Exercise description:
Skip any picture you find and retype all the remaining lines exactly.
Start of Source material
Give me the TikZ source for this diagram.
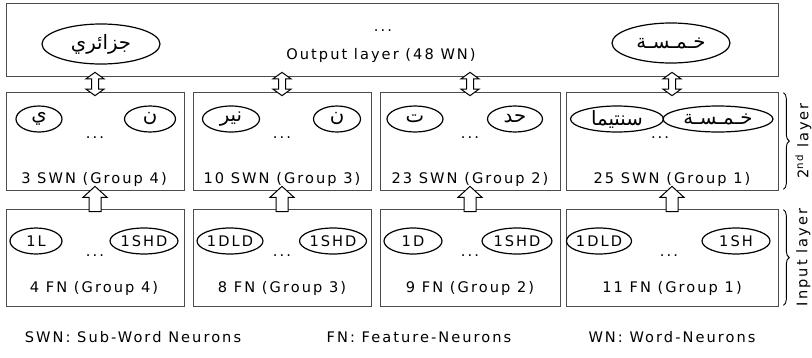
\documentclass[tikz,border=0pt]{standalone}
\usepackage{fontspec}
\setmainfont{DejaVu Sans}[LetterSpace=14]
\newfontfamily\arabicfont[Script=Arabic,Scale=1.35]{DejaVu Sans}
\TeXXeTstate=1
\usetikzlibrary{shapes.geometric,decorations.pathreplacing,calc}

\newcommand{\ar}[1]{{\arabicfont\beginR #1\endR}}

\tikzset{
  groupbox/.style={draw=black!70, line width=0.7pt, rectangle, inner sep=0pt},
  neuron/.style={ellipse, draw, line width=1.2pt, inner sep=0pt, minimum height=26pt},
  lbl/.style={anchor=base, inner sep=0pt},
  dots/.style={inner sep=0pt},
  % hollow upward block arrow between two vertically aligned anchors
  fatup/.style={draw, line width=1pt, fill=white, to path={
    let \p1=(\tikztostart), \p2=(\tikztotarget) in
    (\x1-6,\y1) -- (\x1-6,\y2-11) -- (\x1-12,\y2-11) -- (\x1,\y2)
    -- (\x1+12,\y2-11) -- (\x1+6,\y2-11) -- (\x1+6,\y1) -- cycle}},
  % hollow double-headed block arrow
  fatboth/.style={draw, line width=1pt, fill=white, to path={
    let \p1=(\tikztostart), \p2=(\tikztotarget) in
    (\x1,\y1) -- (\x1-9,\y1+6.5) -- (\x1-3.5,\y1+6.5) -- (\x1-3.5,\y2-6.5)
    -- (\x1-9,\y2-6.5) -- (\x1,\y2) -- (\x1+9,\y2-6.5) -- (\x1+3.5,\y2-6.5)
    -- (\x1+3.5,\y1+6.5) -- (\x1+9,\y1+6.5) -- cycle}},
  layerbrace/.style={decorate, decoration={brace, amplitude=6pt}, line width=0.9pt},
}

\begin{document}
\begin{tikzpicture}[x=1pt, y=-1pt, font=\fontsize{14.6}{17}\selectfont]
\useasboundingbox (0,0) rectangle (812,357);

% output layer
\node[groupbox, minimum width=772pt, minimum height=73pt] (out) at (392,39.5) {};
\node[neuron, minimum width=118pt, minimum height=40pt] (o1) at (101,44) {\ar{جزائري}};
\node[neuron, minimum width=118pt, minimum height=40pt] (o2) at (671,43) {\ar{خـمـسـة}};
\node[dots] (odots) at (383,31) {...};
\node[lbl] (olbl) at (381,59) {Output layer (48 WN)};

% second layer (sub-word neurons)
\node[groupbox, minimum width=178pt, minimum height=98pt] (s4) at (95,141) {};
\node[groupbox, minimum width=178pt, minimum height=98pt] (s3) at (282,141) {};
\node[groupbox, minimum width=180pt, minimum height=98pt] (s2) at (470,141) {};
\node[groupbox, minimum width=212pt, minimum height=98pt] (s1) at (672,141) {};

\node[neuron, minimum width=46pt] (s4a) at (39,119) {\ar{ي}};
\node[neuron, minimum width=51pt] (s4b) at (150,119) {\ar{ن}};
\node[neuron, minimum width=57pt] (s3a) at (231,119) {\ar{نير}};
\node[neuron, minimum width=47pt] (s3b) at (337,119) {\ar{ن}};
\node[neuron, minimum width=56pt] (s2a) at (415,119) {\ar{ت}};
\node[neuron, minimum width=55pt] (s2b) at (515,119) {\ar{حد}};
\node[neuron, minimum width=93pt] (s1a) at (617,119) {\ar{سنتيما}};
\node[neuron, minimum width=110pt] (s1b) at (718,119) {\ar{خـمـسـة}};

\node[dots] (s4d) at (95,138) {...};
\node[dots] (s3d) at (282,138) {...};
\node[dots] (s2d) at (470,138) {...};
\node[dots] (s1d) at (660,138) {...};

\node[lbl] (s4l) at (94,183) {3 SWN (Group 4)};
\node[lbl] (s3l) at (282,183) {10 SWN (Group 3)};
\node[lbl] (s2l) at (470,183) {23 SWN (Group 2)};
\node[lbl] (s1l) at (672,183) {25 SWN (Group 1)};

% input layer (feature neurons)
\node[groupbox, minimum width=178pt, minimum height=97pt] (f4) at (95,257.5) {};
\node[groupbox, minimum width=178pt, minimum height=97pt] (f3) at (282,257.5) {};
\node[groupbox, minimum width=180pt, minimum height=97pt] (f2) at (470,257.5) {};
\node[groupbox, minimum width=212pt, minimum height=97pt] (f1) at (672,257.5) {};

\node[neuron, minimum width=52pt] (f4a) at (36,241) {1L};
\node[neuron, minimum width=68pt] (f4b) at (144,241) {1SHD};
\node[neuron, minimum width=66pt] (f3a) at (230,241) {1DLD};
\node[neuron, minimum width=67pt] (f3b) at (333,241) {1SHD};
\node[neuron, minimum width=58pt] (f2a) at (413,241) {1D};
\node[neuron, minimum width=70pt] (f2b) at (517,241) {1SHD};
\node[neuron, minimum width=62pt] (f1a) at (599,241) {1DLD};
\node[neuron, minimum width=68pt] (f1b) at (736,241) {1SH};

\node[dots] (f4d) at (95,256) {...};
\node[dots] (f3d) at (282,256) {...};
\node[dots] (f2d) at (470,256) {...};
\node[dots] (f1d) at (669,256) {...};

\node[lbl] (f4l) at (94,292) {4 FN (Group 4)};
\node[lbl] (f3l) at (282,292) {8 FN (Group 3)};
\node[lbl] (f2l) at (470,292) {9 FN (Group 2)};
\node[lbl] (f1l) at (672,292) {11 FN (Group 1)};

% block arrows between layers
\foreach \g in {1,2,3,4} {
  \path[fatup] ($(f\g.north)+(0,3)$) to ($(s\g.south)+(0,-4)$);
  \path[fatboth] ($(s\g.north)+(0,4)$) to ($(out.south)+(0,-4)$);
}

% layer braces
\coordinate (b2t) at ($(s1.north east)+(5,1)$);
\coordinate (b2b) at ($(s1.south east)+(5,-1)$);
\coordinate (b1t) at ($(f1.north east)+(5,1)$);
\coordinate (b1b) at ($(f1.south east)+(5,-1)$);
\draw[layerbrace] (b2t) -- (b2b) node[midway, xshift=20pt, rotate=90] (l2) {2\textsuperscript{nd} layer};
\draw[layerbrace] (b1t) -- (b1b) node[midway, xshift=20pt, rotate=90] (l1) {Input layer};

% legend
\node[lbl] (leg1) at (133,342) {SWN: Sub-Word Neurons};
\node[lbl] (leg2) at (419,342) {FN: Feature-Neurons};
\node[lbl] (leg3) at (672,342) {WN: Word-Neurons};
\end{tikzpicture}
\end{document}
End of Source material
Task solution:
Give me the TikZ source for this diagram.
\documentclass[tikz,border=0pt]{standalone}
\usepackage{fontspec}
\setmainfont{DejaVu Sans}[LetterSpace=14]
\newfontfamily\arabicfont[Script=Arabic,Scale=1.35]{DejaVu Sans}
\TeXXeTstate=1
\usetikzlibrary{shapes.geometric,decorations.pathreplacing,calc}

\newcommand{\ar}[1]{{\arabicfont\beginR #1\endR}}

\tikzset{
  groupbox/.style={draw=black!70, line width=0.7pt, rectangle, inner sep=0pt},
  neuron/.style={ellipse, draw, line width=1.2pt, inner sep=0pt, minimum height=26pt},
  lbl/.style={anchor=base, inner sep=0pt},
  dots/.style={inner sep=0pt},
  % hollow upward block arrow between two vertically aligned anchors
  fatup/.style={draw, line width=1pt, fill=white, to path={
    let \p1=(\tikztostart), \p2=(\tikztotarget) in
    (\x1-6,\y1) -- (\x1-6,\y2-11) -- (\x1-12,\y2-11) -- (\x1,\y2)
    -- (\x1+12,\y2-11) -- (\x1+6,\y2-11) -- (\x1+6,\y1) -- cycle}},
  % hollow double-headed block arrow
  fatboth/.style={draw, line width=1pt, fill=white, to path={
    let \p1=(\tikztostart), \p2=(\tikztotarget) in
    (\x1,\y1) -- (\x1-9,\y1+6.5) -- (\x1-3.5,\y1+6.5) -- (\x1-3.5,\y2-6.5)
    -- (\x1-9,\y2-6.5) -- (\x1,\y2) -- (\x1+9,\y2-6.5) -- (\x1+3.5,\y2-6.5)
    -- (\x1+3.5,\y1+6.5) -- (\x1+9,\y1+6.5) -- cycle}},
  layerbrace/.style={decorate, decoration={brace, amplitude=6pt}, line width=0.9pt},
}

\begin{document}
\begin{tikzpicture}[x=1pt, y=-1pt, font=\fontsize{14.6}{17}\selectfont]
\useasboundingbox (0,0) rectangle (812,357);

% output layer
\node[groupbox, minimum width=772pt, minimum height=73pt] (out) at (392,39.5) {};
\node[neuron, minimum width=118pt, minimum height=40pt] (o1) at (101,44) {\ar{جزائري}};
\node[neuron, minimum width=118pt, minimum height=40pt] (o2) at (671,43) {\ar{خـمـسـة}};
\node[dots] (odots) at (383,31) {...};
\node[lbl] (olbl) at (381,59) {Output layer (48 WN)};

% second layer (sub-word neurons)
\node[groupbox, minimum width=178pt, minimum height=98pt] (s4) at (95,141) {};
\node[groupbox, minimum width=178pt, minimum height=98pt] (s3) at (282,141) {};
\node[groupbox, minimum width=180pt, minimum height=98pt] (s2) at (470,141) {};
\node[groupbox, minimum width=212pt, minimum height=98pt] (s1) at (672,141) {};

\node[neuron, minimum width=46pt] (s4a) at (39,119) {\ar{ي}};
\node[neuron, minimum width=51pt] (s4b) at (150,119) {\ar{ن}};
\node[neuron, minimum width=57pt] (s3a) at (231,119) {\ar{نير}};
\node[neuron, minimum width=47pt] (s3b) at (337,119) {\ar{ن}};
\node[neuron, minimum width=56pt] (s2a) at (415,119) {\ar{ت}};
\node[neuron, minimum width=55pt] (s2b) at (515,119) {\ar{حد}};
\node[neuron, minimum width=93pt] (s1a) at (617,119) {\ar{سنتيما}};
\node[neuron, minimum width=110pt] (s1b) at (718,119) {\ar{خـمـسـة}};

\node[dots] (s4d) at (95,138) {...};
\node[dots] (s3d) at (282,138) {...};
\node[dots] (s2d) at (470,138) {...};
\node[dots] (s1d) at (660,138) {...};

\node[lbl] (s4l) at (94,183) {3 SWN (Group 4)};
\node[lbl] (s3l) at (282,183) {10 SWN (Group 3)};
\node[lbl] (s2l) at (470,183) {23 SWN (Group 2)};
\node[lbl] (s1l) at (672,183) {25 SWN (Group 1)};

% input layer (feature neurons)
\node[groupbox, minimum width=178pt, minimum height=97pt] (f4) at (95,257.5) {};
\node[groupbox, minimum width=178pt, minimum height=97pt] (f3) at (282,257.5) {};
\node[groupbox, minimum width=180pt, minimum height=97pt] (f2) at (470,257.5) {};
\node[groupbox, minimum width=212pt, minimum height=97pt] (f1) at (672,257.5) {};

\node[neuron, minimum width=52pt] (f4a) at (36,241) {1L};
\node[neuron, minimum width=68pt] (f4b) at (144,241) {1SHD};
\node[neuron, minimum width=66pt] (f3a) at (230,241) {1DLD};
\node[neuron, minimum width=67pt] (f3b) at (333,241) {1SHD};
\node[neuron, minimum width=58pt] (f2a) at (413,241) {1D};
\node[neuron, minimum width=70pt] (f2b) at (517,241) {1SHD};
\node[neuron, minimum width=62pt] (f1a) at (599,241) {1DLD};
\node[neuron, minimum width=68pt] (f1b) at (736,241) {1SH};

\node[dots] (f4d) at (95,256) {...};
\node[dots] (f3d) at (282,256) {...};
\node[dots] (f2d) at (470,256) {...};
\node[dots] (f1d) at (669,256) {...};

\node[lbl] (f4l) at (94,292) {4 FN (Group 4)};
\node[lbl] (f3l) at (282,292) {8 FN (Group 3)};
\node[lbl] (f2l) at (470,292) {9 FN (Group 2)};
\node[lbl] (f1l) at (672,292) {11 FN (Group 1)};

% block arrows between layers
\foreach \g in {1,2,3,4} {
  \path[fatup] ($(f\g.north)+(0,3)$) to ($(s\g.south)+(0,-4)$);
  \path[fatboth] ($(s\g.north)+(0,4)$) to ($(out.south)+(0,-4)$);
}

% layer braces
\coordinate (b2t) at ($(s1.north east)+(5,1)$);
\coordinate (b2b) at ($(s1.south east)+(5,-1)$);
\coordinate (b1t) at ($(f1.north east)+(5,1)$);
\coordinate (b1b) at ($(f1.south east)+(5,-1)$);
\draw[layerbrace] (b2t) -- (b2b) node[midway, xshift=20pt, rotate=90] (l2) {2\textsuperscript{nd} layer};
\draw[layerbrace] (b1t) -- (b1b) node[midway, xshift=20pt, rotate=90] (l1) {Input layer};

% legend
\node[lbl] (leg1) at (133,342) {SWN: Sub-Word Neurons};
\node[lbl] (leg2) at (419,342) {FN: Feature-Neurons};
\node[lbl] (leg3) at (672,342) {WN: Word-Neurons};
\end{tikzpicture}
\end{document}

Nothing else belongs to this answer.